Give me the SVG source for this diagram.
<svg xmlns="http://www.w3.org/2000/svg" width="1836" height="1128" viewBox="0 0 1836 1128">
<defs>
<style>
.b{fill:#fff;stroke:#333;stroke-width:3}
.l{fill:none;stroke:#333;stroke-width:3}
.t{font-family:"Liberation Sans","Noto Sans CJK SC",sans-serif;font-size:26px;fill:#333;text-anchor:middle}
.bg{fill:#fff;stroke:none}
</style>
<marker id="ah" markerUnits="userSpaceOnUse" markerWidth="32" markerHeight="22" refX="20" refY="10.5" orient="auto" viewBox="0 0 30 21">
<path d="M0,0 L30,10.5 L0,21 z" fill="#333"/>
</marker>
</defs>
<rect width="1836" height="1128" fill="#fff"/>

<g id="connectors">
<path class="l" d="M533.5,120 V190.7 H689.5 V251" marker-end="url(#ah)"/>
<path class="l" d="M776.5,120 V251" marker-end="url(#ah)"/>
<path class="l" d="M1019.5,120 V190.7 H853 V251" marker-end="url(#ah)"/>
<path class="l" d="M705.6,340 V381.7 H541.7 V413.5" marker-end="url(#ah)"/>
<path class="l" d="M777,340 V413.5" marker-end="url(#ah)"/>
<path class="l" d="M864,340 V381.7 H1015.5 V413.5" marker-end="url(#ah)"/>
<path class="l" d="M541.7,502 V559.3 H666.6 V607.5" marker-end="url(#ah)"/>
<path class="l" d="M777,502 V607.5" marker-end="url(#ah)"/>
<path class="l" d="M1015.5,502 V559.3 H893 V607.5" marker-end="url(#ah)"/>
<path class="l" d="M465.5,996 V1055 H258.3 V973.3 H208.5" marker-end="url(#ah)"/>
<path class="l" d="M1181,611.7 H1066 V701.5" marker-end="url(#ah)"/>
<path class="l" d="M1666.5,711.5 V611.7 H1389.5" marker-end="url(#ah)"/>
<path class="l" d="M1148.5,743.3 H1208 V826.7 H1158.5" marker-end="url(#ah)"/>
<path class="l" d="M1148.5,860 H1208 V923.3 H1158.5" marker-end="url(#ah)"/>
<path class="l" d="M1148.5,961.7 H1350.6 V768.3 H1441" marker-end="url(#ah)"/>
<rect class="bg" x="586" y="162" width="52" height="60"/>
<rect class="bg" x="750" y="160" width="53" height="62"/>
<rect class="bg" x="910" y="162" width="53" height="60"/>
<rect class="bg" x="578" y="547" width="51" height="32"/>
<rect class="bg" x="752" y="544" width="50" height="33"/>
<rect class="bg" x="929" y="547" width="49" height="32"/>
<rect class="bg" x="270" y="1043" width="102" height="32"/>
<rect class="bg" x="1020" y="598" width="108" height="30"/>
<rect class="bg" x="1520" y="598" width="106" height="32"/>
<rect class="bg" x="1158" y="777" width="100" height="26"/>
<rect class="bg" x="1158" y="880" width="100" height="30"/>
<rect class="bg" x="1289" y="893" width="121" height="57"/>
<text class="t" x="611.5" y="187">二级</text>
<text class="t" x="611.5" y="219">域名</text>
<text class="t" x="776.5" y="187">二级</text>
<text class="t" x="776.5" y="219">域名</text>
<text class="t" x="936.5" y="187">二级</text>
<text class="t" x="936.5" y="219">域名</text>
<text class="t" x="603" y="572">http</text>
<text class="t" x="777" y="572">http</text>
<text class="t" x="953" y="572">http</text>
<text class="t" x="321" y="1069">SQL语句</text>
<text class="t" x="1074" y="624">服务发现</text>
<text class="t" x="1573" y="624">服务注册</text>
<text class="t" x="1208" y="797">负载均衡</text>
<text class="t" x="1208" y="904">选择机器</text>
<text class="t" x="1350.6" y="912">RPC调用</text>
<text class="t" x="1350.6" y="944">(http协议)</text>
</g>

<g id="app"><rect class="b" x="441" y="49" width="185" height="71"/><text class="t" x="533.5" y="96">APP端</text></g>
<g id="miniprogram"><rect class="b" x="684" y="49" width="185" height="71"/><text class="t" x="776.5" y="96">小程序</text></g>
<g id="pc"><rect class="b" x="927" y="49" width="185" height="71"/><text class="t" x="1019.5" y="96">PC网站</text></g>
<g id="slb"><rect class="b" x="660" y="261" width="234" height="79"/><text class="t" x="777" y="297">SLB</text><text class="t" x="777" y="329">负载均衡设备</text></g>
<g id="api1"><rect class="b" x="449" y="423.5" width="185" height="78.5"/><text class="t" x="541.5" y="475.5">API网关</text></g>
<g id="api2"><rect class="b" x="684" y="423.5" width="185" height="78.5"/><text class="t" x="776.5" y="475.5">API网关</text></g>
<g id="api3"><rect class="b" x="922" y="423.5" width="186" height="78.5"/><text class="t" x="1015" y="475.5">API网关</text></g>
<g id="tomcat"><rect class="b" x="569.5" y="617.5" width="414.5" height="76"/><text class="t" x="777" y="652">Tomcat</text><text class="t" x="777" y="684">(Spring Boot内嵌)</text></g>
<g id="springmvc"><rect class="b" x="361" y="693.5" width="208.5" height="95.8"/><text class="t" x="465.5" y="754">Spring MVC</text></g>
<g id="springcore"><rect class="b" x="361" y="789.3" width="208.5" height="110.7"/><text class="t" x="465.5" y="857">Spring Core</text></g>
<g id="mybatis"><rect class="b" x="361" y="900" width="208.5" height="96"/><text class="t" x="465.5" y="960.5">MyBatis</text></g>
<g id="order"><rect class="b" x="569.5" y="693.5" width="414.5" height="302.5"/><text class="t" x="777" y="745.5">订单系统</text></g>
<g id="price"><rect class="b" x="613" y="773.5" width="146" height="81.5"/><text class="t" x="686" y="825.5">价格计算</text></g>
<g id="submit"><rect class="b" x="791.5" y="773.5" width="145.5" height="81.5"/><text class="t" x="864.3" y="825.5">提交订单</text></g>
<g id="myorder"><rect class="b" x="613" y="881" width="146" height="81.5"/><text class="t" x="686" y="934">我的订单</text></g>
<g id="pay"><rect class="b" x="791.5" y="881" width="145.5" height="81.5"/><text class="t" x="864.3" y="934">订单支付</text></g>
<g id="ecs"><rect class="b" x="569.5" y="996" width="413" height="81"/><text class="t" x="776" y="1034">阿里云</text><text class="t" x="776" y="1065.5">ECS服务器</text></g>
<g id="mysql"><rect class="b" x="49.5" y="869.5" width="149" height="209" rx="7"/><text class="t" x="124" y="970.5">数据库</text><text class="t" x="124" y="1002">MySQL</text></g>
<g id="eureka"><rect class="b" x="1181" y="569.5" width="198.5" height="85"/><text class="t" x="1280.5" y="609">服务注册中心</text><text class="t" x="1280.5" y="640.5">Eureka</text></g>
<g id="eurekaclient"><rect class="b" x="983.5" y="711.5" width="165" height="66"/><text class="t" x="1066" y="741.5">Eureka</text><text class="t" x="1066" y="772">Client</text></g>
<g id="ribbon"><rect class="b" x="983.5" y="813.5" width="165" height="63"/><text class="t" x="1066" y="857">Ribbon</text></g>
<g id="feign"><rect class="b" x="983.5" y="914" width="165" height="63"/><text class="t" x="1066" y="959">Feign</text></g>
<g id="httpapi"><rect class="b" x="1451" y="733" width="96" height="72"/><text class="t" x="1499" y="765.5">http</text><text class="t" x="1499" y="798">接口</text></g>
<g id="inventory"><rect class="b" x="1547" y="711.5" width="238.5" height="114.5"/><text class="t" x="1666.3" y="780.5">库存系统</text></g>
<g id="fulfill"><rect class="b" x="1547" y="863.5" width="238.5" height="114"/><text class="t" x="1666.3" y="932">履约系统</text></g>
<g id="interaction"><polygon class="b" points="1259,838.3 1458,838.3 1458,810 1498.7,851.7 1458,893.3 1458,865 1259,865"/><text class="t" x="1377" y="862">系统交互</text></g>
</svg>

==

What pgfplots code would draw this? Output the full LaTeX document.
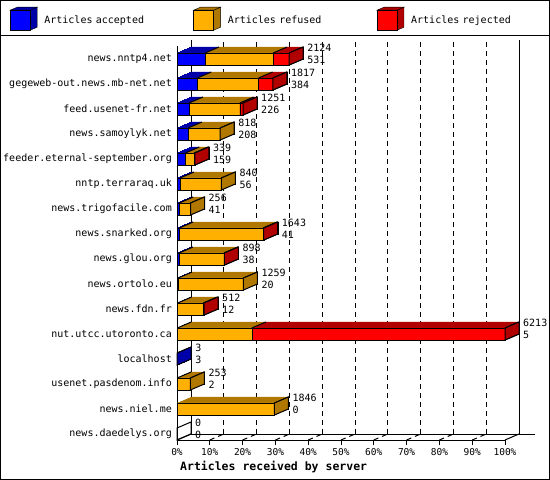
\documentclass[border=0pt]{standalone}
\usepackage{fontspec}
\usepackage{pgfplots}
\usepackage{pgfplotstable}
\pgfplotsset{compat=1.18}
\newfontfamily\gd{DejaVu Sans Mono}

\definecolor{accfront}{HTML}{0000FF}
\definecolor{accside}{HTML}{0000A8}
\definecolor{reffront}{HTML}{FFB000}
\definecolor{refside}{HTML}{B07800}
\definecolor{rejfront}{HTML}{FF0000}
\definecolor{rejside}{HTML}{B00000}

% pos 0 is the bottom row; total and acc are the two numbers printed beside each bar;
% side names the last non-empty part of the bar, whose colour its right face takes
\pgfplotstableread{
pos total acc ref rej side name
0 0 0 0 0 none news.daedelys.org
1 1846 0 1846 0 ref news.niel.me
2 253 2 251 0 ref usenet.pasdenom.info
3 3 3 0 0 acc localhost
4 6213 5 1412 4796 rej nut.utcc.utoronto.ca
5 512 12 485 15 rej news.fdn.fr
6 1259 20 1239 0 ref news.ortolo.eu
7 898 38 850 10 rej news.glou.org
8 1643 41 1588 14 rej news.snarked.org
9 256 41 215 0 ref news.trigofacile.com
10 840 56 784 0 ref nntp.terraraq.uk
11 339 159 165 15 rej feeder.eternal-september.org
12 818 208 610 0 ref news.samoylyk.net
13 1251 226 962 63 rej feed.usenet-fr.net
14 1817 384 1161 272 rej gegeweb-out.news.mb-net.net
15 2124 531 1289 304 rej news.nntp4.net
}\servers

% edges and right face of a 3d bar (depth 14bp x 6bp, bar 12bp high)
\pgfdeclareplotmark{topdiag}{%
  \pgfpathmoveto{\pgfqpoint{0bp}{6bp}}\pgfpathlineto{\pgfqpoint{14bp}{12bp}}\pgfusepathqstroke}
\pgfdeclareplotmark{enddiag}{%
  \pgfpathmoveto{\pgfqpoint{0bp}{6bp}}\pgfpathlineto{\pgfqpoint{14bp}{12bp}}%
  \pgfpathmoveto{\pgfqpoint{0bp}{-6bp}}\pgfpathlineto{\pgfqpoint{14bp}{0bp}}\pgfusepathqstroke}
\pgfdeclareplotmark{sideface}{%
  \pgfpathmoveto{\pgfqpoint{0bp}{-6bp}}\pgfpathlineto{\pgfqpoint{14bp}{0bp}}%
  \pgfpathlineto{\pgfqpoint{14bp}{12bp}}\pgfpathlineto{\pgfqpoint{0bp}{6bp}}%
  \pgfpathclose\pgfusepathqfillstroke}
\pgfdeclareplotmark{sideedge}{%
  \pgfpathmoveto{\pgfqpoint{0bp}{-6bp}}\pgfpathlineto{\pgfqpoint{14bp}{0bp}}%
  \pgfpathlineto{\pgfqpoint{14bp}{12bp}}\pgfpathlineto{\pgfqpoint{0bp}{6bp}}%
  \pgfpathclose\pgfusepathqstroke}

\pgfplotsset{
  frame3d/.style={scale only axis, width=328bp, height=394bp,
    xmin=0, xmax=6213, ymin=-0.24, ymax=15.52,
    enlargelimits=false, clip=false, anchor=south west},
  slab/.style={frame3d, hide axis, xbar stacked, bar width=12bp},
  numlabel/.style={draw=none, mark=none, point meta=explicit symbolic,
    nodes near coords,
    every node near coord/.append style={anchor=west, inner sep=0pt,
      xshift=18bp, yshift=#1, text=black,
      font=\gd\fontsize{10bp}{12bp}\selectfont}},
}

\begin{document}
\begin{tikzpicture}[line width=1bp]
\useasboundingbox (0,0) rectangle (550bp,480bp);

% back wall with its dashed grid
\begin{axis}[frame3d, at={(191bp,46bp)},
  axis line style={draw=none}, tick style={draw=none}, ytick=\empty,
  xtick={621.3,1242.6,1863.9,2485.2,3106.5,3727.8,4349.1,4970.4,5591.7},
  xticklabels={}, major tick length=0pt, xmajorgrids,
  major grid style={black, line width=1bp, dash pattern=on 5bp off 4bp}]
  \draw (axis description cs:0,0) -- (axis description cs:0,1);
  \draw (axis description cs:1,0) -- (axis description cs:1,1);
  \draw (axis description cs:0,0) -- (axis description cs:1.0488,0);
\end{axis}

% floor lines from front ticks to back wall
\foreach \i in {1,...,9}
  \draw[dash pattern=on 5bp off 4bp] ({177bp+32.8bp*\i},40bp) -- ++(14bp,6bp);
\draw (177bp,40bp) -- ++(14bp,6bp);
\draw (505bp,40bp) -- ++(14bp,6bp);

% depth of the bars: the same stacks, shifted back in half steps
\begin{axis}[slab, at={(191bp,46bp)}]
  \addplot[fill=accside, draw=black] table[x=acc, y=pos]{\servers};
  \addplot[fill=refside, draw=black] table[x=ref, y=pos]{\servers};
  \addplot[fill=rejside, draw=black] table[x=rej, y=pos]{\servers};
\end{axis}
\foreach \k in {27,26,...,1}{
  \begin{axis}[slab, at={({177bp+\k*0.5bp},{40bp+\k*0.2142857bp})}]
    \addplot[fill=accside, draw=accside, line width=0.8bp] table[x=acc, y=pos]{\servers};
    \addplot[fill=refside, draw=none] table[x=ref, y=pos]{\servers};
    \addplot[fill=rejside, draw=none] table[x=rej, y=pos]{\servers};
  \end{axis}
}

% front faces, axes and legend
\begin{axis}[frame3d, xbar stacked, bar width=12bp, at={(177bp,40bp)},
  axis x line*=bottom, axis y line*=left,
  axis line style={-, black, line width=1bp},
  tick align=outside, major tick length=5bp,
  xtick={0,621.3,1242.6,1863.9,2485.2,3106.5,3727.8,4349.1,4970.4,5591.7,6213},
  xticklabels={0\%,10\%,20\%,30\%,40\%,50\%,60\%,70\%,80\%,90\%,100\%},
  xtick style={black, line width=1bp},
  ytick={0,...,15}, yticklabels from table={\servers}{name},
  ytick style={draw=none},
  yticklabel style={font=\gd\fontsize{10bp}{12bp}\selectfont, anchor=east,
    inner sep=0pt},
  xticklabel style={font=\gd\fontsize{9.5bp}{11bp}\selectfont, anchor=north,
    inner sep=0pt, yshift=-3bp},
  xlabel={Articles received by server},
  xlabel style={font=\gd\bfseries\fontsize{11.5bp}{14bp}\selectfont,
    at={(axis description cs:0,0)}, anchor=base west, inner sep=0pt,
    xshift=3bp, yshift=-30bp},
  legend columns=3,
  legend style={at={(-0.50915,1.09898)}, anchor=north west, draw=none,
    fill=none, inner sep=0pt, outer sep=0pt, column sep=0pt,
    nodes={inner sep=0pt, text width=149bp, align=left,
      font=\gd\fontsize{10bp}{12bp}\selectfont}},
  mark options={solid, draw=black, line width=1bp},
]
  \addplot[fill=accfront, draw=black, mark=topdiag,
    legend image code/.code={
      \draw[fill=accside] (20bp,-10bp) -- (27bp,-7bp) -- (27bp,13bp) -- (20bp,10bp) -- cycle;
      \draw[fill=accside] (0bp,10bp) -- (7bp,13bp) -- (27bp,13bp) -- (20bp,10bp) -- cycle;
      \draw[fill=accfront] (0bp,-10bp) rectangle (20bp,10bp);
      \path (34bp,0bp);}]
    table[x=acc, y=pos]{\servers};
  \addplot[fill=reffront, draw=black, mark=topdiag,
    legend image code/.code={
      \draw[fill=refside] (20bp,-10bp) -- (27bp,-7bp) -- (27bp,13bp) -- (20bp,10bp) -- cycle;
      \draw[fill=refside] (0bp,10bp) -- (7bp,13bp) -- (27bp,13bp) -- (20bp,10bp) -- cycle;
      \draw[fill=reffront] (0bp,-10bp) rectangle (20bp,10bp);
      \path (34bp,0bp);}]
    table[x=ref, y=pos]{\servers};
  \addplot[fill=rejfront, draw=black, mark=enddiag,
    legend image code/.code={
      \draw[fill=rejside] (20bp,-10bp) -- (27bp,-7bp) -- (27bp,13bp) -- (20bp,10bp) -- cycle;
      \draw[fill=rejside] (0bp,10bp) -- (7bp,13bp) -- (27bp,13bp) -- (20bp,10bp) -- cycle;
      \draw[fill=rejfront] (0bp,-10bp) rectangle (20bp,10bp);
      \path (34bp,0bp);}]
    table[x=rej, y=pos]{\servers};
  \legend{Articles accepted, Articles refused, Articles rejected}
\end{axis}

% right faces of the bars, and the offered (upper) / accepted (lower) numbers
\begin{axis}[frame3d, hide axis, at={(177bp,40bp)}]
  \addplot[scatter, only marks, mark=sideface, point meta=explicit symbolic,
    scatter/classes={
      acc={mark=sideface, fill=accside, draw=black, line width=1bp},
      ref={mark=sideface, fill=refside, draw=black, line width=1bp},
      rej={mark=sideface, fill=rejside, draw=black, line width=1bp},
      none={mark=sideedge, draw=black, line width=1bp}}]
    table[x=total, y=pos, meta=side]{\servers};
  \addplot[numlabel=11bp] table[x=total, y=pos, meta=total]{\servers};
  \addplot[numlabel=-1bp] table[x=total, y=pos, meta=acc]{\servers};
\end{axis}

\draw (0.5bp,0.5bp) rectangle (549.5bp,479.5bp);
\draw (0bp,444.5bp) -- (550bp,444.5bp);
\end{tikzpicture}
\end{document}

▶ **Direction**
Pull every line holding "this" out of the records.

▶ **Solution below**
Give me the SVG source for this diagram.
What pgfplots code would draw this? Output the full LaTeX document.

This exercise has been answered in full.